The biggest potential annual savings resulting from the premium reduction would be in California’ Santa Clara County
The new Federal Housing Administration (FHA) mortgage insurance premium deduction could result in an average savings of $446 per year, according to a new analysis from ATTOM Data Solutions.
Working on the foundation of the $185,000 median sales price in 2016 and across a span of 444 counties with a population of at least 100,000, ATTOM Data Solutions estimated that a monthly house payment—including property insurance and property taxes—at the current annual FHA insurance premium of 85 basis points would be $1,205. With the proposed FHA insurance premium of cut of 25 basis points, the annual insurance premium would drop to 60 basis points and the monthly payment on the same median-priced home would be $1,168, a difference of more than $37 a month and $446 a year. The average savings would add up to $2,232 over five years and $4,463 over 10 years.
Annual savings, of course, would fluctuate based on market affluence. The biggest potential annual savings resulting from the premium reduction would be in California’ Santa Clara County (San Jose) with $1,448 in annual savings, while homeowners in Bay County, Mich., would only pocket $193 in annual savings.
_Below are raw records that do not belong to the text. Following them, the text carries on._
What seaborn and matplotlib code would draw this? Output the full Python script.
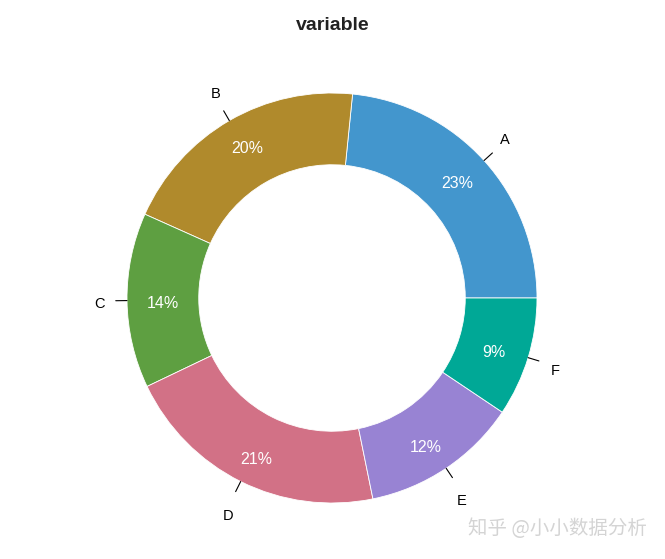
import numpy as np
import matplotlib
matplotlib.use("Agg")
import matplotlib.pyplot as plt
import seaborn as sns

categories = ["A", "B", "C", "D", "E", "F"]
values = [23.4, 19.9, 13.8, 21.1, 12.4, 9.4]
colors = ["#4396CD", "#B08A2C", "#5E9F41", "#D27186", "#9883D3", "#00A896"]
title = "variable"
watermark = "知乎 @小小数据分析"

sns.set_theme(style="white")
plt.rcParams['font.family'] = ['Liberation Sans', 'Noto Sans CJK SC', 'DejaVu Sans']

W, H = 665, 559
cx, cy, R = 332, 298, 205
fig = plt.figure(figsize=(W / 100, H / 100), dpi=100)
ax = fig.add_axes([0, 0, 1, 1])

total = sum(values)
wedges, _ = ax.pie(values, colors=colors, startangle=0, counterclock=True,
                   radius=1.0,
                   wedgeprops=dict(width=0.35, edgecolor='white', linewidth=0.6))

dy = -3.3 / R
start = 0.0
for cat, v in zip(categories, values):
    frac = v / total
    mid = np.deg2rad((start + frac / 2) * 360)
    start += frac
    c, s = np.cos(mid), np.sin(mid)
    ax.plot([1.0 * c, 1.055 * c], [1.0 * s, 1.055 * s], color='black', lw=0.8)
    ax.text(1.136 * c, 1.17 * s + dy, cat, ha='center', va='center', fontsize=10.5,
            color='black')
    ax.text(0.825 * c, 0.86 * s + dy, f"{round(frac * 100):.0f}%", ha='center',
            va='center', fontsize=11.5, color='white')

ax.set_xlim(-cx / R, (W - cx) / R)
ax.set_ylim(-(H - cy) / R, cy / R)
ax.set_aspect('equal')
ax.axis('off')

fig.text(0.5, 1 - 30 / H, title, ha='center', va='baseline', fontsize=14,
         fontweight='bold', color='#222222')
fig.text(557 / W, 1 - 529 / H, watermark, ha='center', va='center', fontsize=14,
         color='#d4d4d4', family=['Noto Sans CJK SC', 'DejaVu Sans'])

fig.savefig("out.png", dpi=100)
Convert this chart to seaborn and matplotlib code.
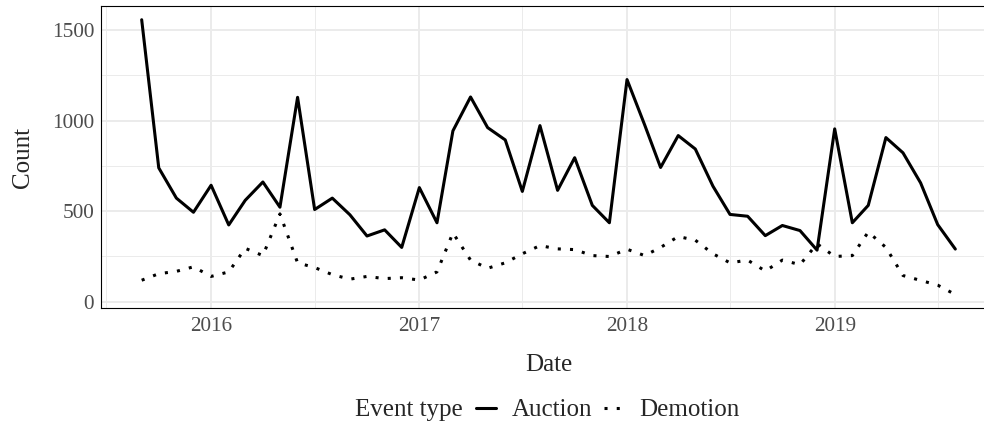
import pandas as pd
import matplotlib.pyplot as plt
import matplotlib.dates as mdates
from matplotlib.ticker import MultipleLocator
from matplotlib.lines import Line2D
import seaborn as sns

# monthly counts, Sep 2015 .. Aug 2019
months = pd.date_range("2015-09-01", "2019-08-01", freq="MS")
auction = [1556, 739, 572, 494,
           643, 424, 560, 661, 522, 1128, 509, 572, 480, 363, 397, 300,
           630, 436, 943, 1130, 961, 893, 609, 972, 615, 795, 532, 436,
           1226, 976, 741, 917, 843, 638, 482, 472, 365, 421, 393, 285,
           954, 436, 532, 906, 822, 656, 426, 291]
demotion = [119, 155, 168, 193,
            140, 165, 295, 255, 485, 215, 189, 150, 125, 140, 128, 133,
            120, 165, 380, 230, 185, 215, 265, 310, 292, 288, 255, 250,
            290, 255, 300, 360, 340, 265, 215, 230, 170, 230, 205, 320,
            250, 255, 385, 300, 145, 118, 92, 40]
event_types = ["Auction", "Demotion"]

df = pd.concat([
    pd.DataFrame({"Date": months, "Count": auction, "Event type": "Auction"}),
    pd.DataFrame({"Date": months, "Count": demotion, "Event type": "Demotion"}),
])

sns.set_style("white")
plt.rcParams["font.family"] = ["Liberation Serif", "DejaVu Serif"]

fig = plt.figure(figsize=(9.84, 4.25), dpi=100)
ax = fig.add_axes([101 / 984, 1 - 308.3 / 425, 895 / 984, 302.3 / 425])

sns.lineplot(data=df, x="Date", y="Count", style="Event type",
             dashes={"Auction": "", "Demotion": (1, 3)},
             color="black", linewidth=2.2, legend=False, ax=ax)

# ggplot-like 5% expansion
pad_x = (months[-1] - months[0]) * 0.05
ax.set_xlim(months[0] - pad_x, months[-1] + pad_x)
ymin, ymax = min(demotion + auction), max(demotion + auction)
pad_y = (ymax - ymin) * 0.05
ax.set_ylim(ymin - pad_y, ymax + pad_y)

ax.xaxis.set_major_locator(mdates.YearLocator())
ax.xaxis.set_major_formatter(mdates.DateFormatter("%Y"))
ax.xaxis.set_minor_locator(mdates.MonthLocator(bymonth=7))
ax.yaxis.set_major_locator(MultipleLocator(500))
ax.yaxis.set_minor_locator(MultipleLocator(250))

ax.set_axisbelow(True)
ax.grid(which="major", color="#EBEBEB", linewidth=1.4)
ax.grid(which="minor", color="#EBEBEB", linewidth=0.7)

for side in ["left", "bottom", "top", "right"]:
    ax.spines[side].set_color("black")
    ax.spines[side].set_linewidth(0.8)

ax.tick_params(which="major", length=3, width=0.8, color="#333333",
               labelsize=15.3, labelcolor="#4D4D4D", pad=2)
ax.tick_params(axis="x", which="major", pad=3.5)
ax.tick_params(which="minor", length=0)

ax.set_xlabel("Date", fontsize=18, labelpad=13)
ax.set_ylabel("Count", fontsize=18, labelpad=13)

handles = [Line2D([], [], color="black", linewidth=2.2),
           Line2D([], [], color="black", linewidth=2.2, linestyle=(0, (1, 3)))]
fig.legend(handles, event_types, loc="center", bbox_to_anchor=(608 / 984, 0.035),
           ncol=2, frameon=False, fontsize=18, handlelength=0.8,
           handletextpad=0.6, columnspacing=0.5)
fig.text(355 / 984, 0.035, "Event type", fontsize=18, va="center", ha="left")

fig.savefig("out.png", dpi=100)
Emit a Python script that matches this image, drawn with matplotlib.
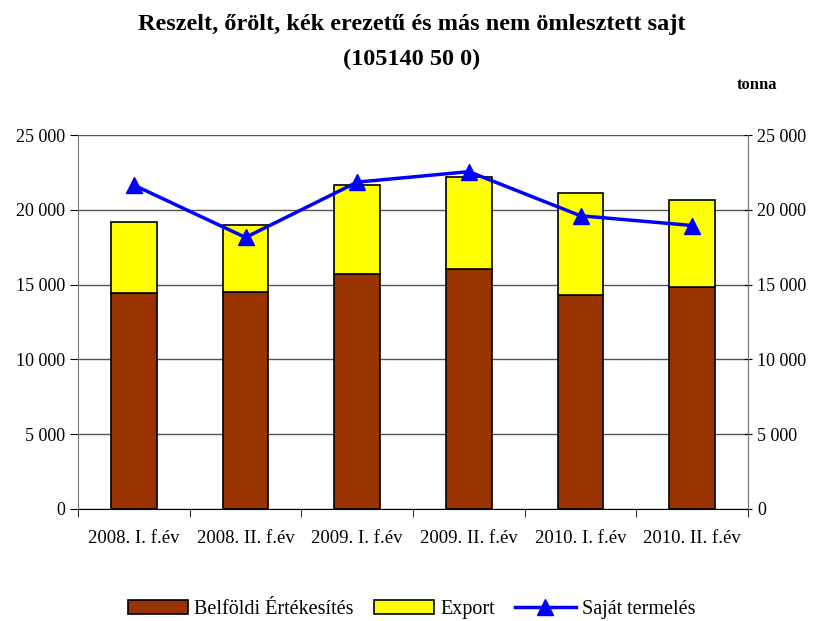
import matplotlib.pyplot as plt
import numpy as np
from matplotlib.ticker import FuncFormatter

plt.rcParams['font.family'] = ['Liberation Serif', 'DejaVu Serif']

# Data
categories = ["2008. I. f.év", "2008. II. f.év", "2009. I. f.év", "2009. II. f.év",
              "2010. I. f.év", "2010. II. f.év"]
belfoldi = [14450, 14500, 15700, 16050, 14300, 14850]
export = [4750, 4500, 5950, 6150, 6800, 5800]
sajat = [21650, 18150, 21850, 22550, 19600, 18950]

x = np.arange(len(categories))

fig = plt.figure(figsize=(8.23, 6.21), dpi=100)
ax = fig.add_axes([0.0948, 0.1804, 0.8141, 0.6022])

b1 = ax.bar(x, belfoldi, width=0.41, color="#993300", edgecolor="black", linewidth=1.2,
            label="Belföldi Értékesítés", zorder=3)
b2 = ax.bar(x, export, width=0.41, bottom=belfoldi, color="#FFFF00", edgecolor="black",
            linewidth=1.2, label="Export", zorder=3)
ln, = ax.plot(x, sajat, color="#0000FF", linewidth=2.5, marker="^", markersize=11,
              label="Saját termelés", zorder=4)

ax.set_xlim(-0.5, len(categories) - 0.5)
ax.set_ylim(0, 25000)
ax.set_yticks(np.arange(0, 25001, 5000))
fmt = FuncFormatter(lambda v, p: f"{int(v):,}".replace(",", " "))
ax.yaxis.set_major_formatter(fmt)
ax.grid(axis="y", color="#555555", linewidth=1, zorder=0)

ax.set_xticks(x)
ax.set_xticklabels(categories, fontsize=13.5)
ax.set_xticks(np.arange(-0.5, len(categories)), minor=True)
ax.tick_params(axis="x", which="major", length=0, pad=15)
ax.tick_params(axis="x", which="minor", length=6, direction="out")
ax.tick_params(axis="y", labelsize=13, length=6, direction="out")

ax.spines["top"].set_visible(False)
ax.spines["left"].set_color("#777777")
ax.spines["right"].set_color("#777777")
ax.spines["bottom"].set_color("black")

ax2 = ax.twinx()
ax2.set_ylim(ax.get_ylim())
ax2.set_yticks(np.arange(0, 25001, 5000))
ax2.yaxis.set_major_formatter(fmt)
ax2.tick_params(axis="y", labelsize=13, length=6, direction="inout")
ax2.spines["top"].set_visible(False)
ax2.spines["right"].set_color("#777777")
ax2.spines["left"].set_visible(False)
ax2.spines["bottom"].set_visible(False)

fig.text(0.5, 0.977, "Reszelt, őrölt, kék erezetű és más nem ömlesztett sajt\n(105140 50 0)",
         ha="center", va="top", fontsize=17.5, fontweight="bold", linespacing=1.85)
fig.text(0.945, 0.85, "tonna", ha="right", va="bottom", fontsize=12, fontweight="bold")

fig.legend([b1, b2, ln], ["Belföldi Értékesítés", "Export", "Saját termelés"],
           loc="center", bbox_to_anchor=(0.5, 0.018), ncol=3, frameon=False,
           fontsize=14.5, handlelength=3, columnspacing=1.0, handletextpad=0.3)

fig.savefig("out.png", dpi=100)
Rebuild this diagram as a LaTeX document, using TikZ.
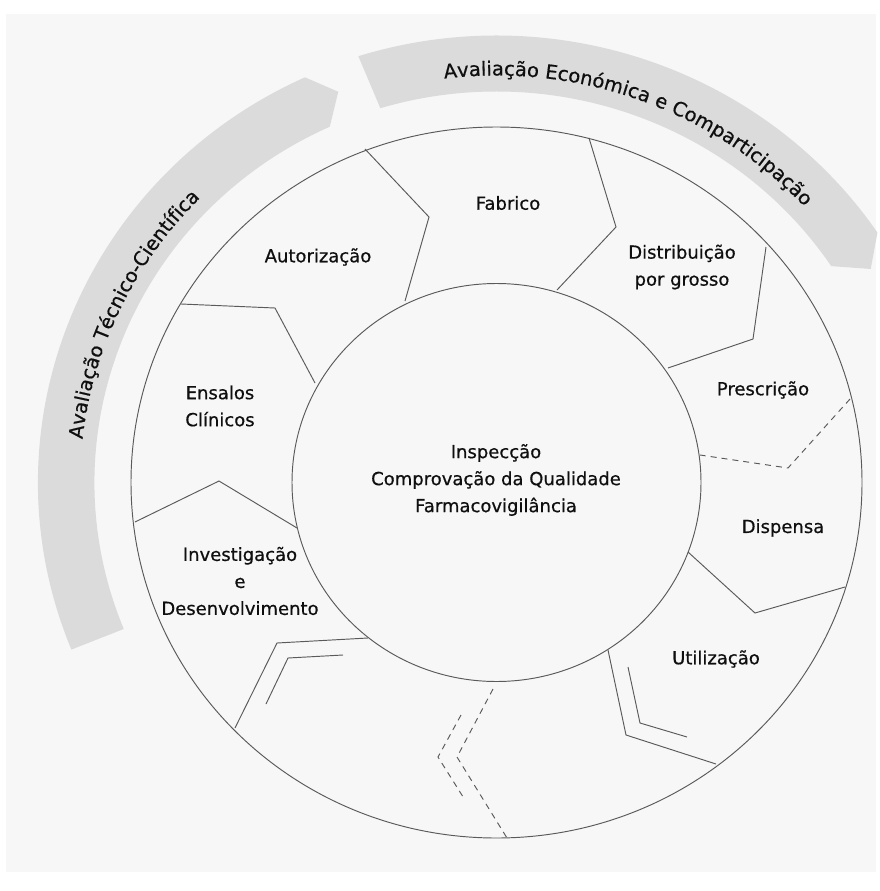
\documentclass[tikz,border=0pt]{standalone}
\usepackage{fontspec}
\setmainfont{DejaVu Sans}
\newfontfamily\lblfont[FakeBold=0.6]{DejaVu Sans}
\usetikzlibrary{decorations.text}
\definecolor{bandgray}{RGB}{219,219,219}
\definecolor{linegray}{RGB}{90,90,90}
\definecolor{paper}{RGB}{247,247,247}
\definecolor{inkc}{RGB}{15,15,15}
\newcommand{\bandfont}{\lblfont\fontsize{19.5}{20}\selectfont\color{inkc}}

\begin{document}
\begin{tikzpicture}[x=1pt,y=-1pt,
  sector/.style={draw=linegray, line width=0.95pt, line join=miter},
  brk/.style={sector, dash pattern=on 6pt off 5pt},
  lbl/.style={font=\lblfont\fontsize{18}{27}\selectfont, text=inkc, align=center, inner sep=0pt},
]
\useasboundingbox (0,0) rectangle (880,891);
\fill[white] (0,0) rectangle (880,891);
\fill[paper] (6,14) rectangle (876,872);

\coordinate (C) at (496.5,482.5);

% curved arrow bands with their captions
\begin{scope}[shift={(496.5,482.5)}]
  \fill[bandgray] (158:458.5 and 446)
    arc[start angle=158, end angle=245.3, x radius=458.5, y radius=446]
    -- (248.5:431.8 and 420) -- (245.5:402 and 391)
    arc[start angle=245.5, end angle=158, x radius=402, y radius=391] -- cycle;
  \fill[bandgray] (252.5:459.5 and 447)
    arc[start angle=252.5, end angle=326, x radius=459.5, y radius=447]
    -- (329.6:433.9 and 422) -- (326.4:401.9 and 391)
    arc[start angle=326.4, end angle=253.2, x radius=401.9, y radius=391] -- cycle;

  \path[decorate, decoration={text along path, text align=center,
      text={|\bandfont|Avaliação Técnico-Científica}}]
    (165:416.3 and 405) arc[start angle=165, end angle=245.4, x radius=416.3, y radius=405];
  \path[decorate, decoration={text along path, text align=center,
      text={|\bandfont|Avaliação Económica e Comparticipação}}]
    (250.2:418.4 and 407) arc[start angle=250.2, end angle=330.2, x radius=418.4, y radius=407];
\end{scope}

% rings
\draw[sector] (C) ellipse[x radius=365.5, y radius=355.5];
\draw[sector] (C) ellipse[x radius=204.5, y radius=199];

% sector borders
\draw[sector] (365,149) -- (429,217) -- (405,301);
\draw[sector] (589,138) -- (616,227) -- (557,290);
\draw[sector] (766,247) -- (753,339) -- (668,368);
\draw[brk]    (850,399) -- (788,468) -- (700,455);
\draw[sector] (688,552) -- (755,613) -- (845,587);
\draw[sector] (608,650) -- (626,735) -- (716,764);
\draw[sector] (628,667) -- (640,723) -- (687,737);
\draw[brk]    (493,689) -- (457,757) -- (507,838);
\draw[brk]    (461,715) -- (438,757) -- (465,800);
\draw[sector] (368,638) -- (277,643) -- (235,728);
\draw[sector] (343,655) -- (288,658) -- (266,704);
\draw[sector] (135,522) -- (219,481) -- (297,528);
\draw[sector] (181,304) -- (275,308) -- (315,383);

% labels
\node[lbl] (core)  at (496,480) {Inspecção\\Comprovação da Qualidade\\Farmacovigilância};
\node[lbl] (fab)   at (508,203) {Fabrico};
\node[lbl] (aut)   at (318,257) {Autorização};
\node[lbl] (dist)  at (682,267) {Distribuição\\por grosso};
\node[lbl] (presc) at (763,390) {Prescrição};
\node[lbl] (disp)  at (783,528) {Dispensa};
\node[lbl] (util)  at (716,659) {Utilização};
\node[lbl] (ens)   at (220,406) {Ensalos\\Clínicos};
\node[lbl] (inv)   at (240,581) {Investigação\\e\\Desenvolvimento};
\end{tikzpicture}
\end{document}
“The last FHA premium cut two years ago helped to trigger a relatively short-term jump in home sales to FHA buyers, who are typically first time homebuyers without much saved up for a down payment,” said Daren Blomquist, senior vice president at ATTOM Data Solutions. “Prices of homes backed by FHA loans also accelerated higher in the wake of that last premium cut, although that premium cut occurred concurrently with a drop in mortgage rates, a scenario that is less likely this time around.”